**Information provided**

# # # #

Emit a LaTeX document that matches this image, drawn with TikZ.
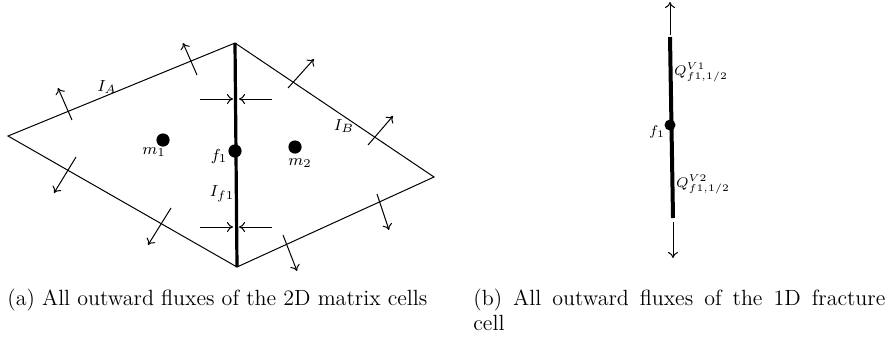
\documentclass[tikz,border=0pt]{standalone}
\usepackage{amsmath}
\usepackage{tikz}
\usetikzlibrary{arrows.meta}

\begin{document}
\begin{tikzpicture}[
  x=0.5pt, y=-0.5pt,
  font=\footnotesize,
  edge/.style={line width=0.5pt},
  frac/.style={line width=1.6pt},
  flux/.style={->, line width=0.5pt},
  dot/.style={circle, fill, inner sep=0pt, minimum size=6.6pt},
  lbl/.style={inner sep=0pt},
  qlbl/.style={inner sep=0pt, font=\fontsize{7}{8}\selectfont},
  capt/.style={font=\fontsize{11}{12.5}\selectfont, inner sep=0pt},
  >={To[length=3pt,width=5pt]},
]
\useasboundingbox (0,0) rectangle (892,339);

% (a) the two matrix cells
\coordinate (L) at (8,136);
\coordinate (T) at (235,43);
\coordinate (B) at (237,267);
\coordinate (R) at (434,177);
\draw[edge] (T) -- (L) -- (B) -- (R) -- cycle;
\draw[frac] (T) -- (B);

\node[dot] (m1) at (163,140) {};
\node[dot] (f1) at (235,151) {};
\node[dot] (m2) at (295,147) {};
\node[lbl] (m1l) at (154,152) {$m_1$};
\node[lbl] (f1l) at (219,156) {$f_1$};
\node[lbl] (m2l) at (300,163) {$m_2$};
\node[lbl] (IA) at (107,87) {$I_A$};
\node[lbl] (IB) at (344,126) {$I_B$};
\node[lbl] (If) at (222,194) {$I_{f1}$};

% outward fluxes
\draw[flux] (197,75) -- (183,43);
\draw[flux] (72,120) -- (58,88);
\draw[flux] (76,157) -- (54,193);
\draw[flux] (171,208) -- (148,245);
\draw[flux] (288,88) -- (314,59);
\draw[flux] (368,145) -- (393,116);
\draw[flux] (283,235) -- (297,271);
\draw[flux] (377,194) -- (389,230);

% fluxes into the fracture
\foreach \y in {99,227}{
  \draw[flux] (200,\y) -- (233,\y);
  \draw[flux] (272,\y) -- (239,\y);
}

% (b) the fracture cell
\coordinate (FT) at (670,37);
\coordinate (FB) at (673,218);
\draw[line width=2pt] (FT) -- (FB);
\node[dot, minimum size=5.5pt] (g1) at (670,125) {};
\node[lbl, font=\scriptsize] (g1l) at (657,132) {$f_1$};
\draw[flux] (670,35) -- (670,2);
\draw[flux] (673,222) -- (673,258);
\node[qlbl] (Q1) at (701,72) {$Q^{V1}_{f1,1/2}$};
\node[qlbl] (Q2) at (703,184) {$Q^{V2}_{f1,1/2}$};

% captions
\node[capt, anchor=base west] (capa) at (7,305) {(a) All outward fluxes of the 2D matrix cells};
\node[capt, anchor=base west, text width=206pt, align=justify] (capb) at (473,305)
  {(b) All outward fluxes of the 1D fracture\linebreak cell};
\end{tikzpicture}
\end{document}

# # # #

**Short task**
Your task is to reproduce all of the material exactly. The pictures stay out.

**Solution to this problem**
Emit a LaTeX document that matches this image, drawn with TikZ.
\documentclass[tikz,border=0pt]{standalone}
\usepackage{amsmath}
\usepackage{tikz}
\usetikzlibrary{arrows.meta}

\begin{document}
\begin{tikzpicture}[
  x=0.5pt, y=-0.5pt,
  font=\footnotesize,
  edge/.style={line width=0.5pt},
  frac/.style={line width=1.6pt},
  flux/.style={->, line width=0.5pt},
  dot/.style={circle, fill, inner sep=0pt, minimum size=6.6pt},
  lbl/.style={inner sep=0pt},
  qlbl/.style={inner sep=0pt, font=\fontsize{7}{8}\selectfont},
  capt/.style={font=\fontsize{11}{12.5}\selectfont, inner sep=0pt},
  >={To[length=3pt,width=5pt]},
]
\useasboundingbox (0,0) rectangle (892,339);

% (a) the two matrix cells
\coordinate (L) at (8,136);
\coordinate (T) at (235,43);
\coordinate (B) at (237,267);
\coordinate (R) at (434,177);
\draw[edge] (T) -- (L) -- (B) -- (R) -- cycle;
\draw[frac] (T) -- (B);

\node[dot] (m1) at (163,140) {};
\node[dot] (f1) at (235,151) {};
\node[dot] (m2) at (295,147) {};
\node[lbl] (m1l) at (154,152) {$m_1$};
\node[lbl] (f1l) at (219,156) {$f_1$};
\node[lbl] (m2l) at (300,163) {$m_2$};
\node[lbl] (IA) at (107,87) {$I_A$};
\node[lbl] (IB) at (344,126) {$I_B$};
\node[lbl] (If) at (222,194) {$I_{f1}$};

% outward fluxes
\draw[flux] (197,75) -- (183,43);
\draw[flux] (72,120) -- (58,88);
\draw[flux] (76,157) -- (54,193);
\draw[flux] (171,208) -- (148,245);
\draw[flux] (288,88) -- (314,59);
\draw[flux] (368,145) -- (393,116);
\draw[flux] (283,235) -- (297,271);
\draw[flux] (377,194) -- (389,230);

% fluxes into the fracture
\foreach \y in {99,227}{
  \draw[flux] (200,\y) -- (233,\y);
  \draw[flux] (272,\y) -- (239,\y);
}

% (b) the fracture cell
\coordinate (FT) at (670,37);
\coordinate (FB) at (673,218);
\draw[line width=2pt] (FT) -- (FB);
\node[dot, minimum size=5.5pt] (g1) at (670,125) {};
\node[lbl, font=\scriptsize] (g1l) at (657,132) {$f_1$};
\draw[flux] (670,35) -- (670,2);
\draw[flux] (673,222) -- (673,258);
\node[qlbl] (Q1) at (701,72) {$Q^{V1}_{f1,1/2}$};
\node[qlbl] (Q2) at (703,184) {$Q^{V2}_{f1,1/2}$};

% captions
\node[capt, anchor=base west] (capa) at (7,305) {(a) All outward fluxes of the 2D matrix cells};
\node[capt, anchor=base west, text width=206pt, align=justify] (capb) at (473,305)
  {(b) All outward fluxes of the 1D fracture\linebreak cell};
\end{tikzpicture}
\end{document}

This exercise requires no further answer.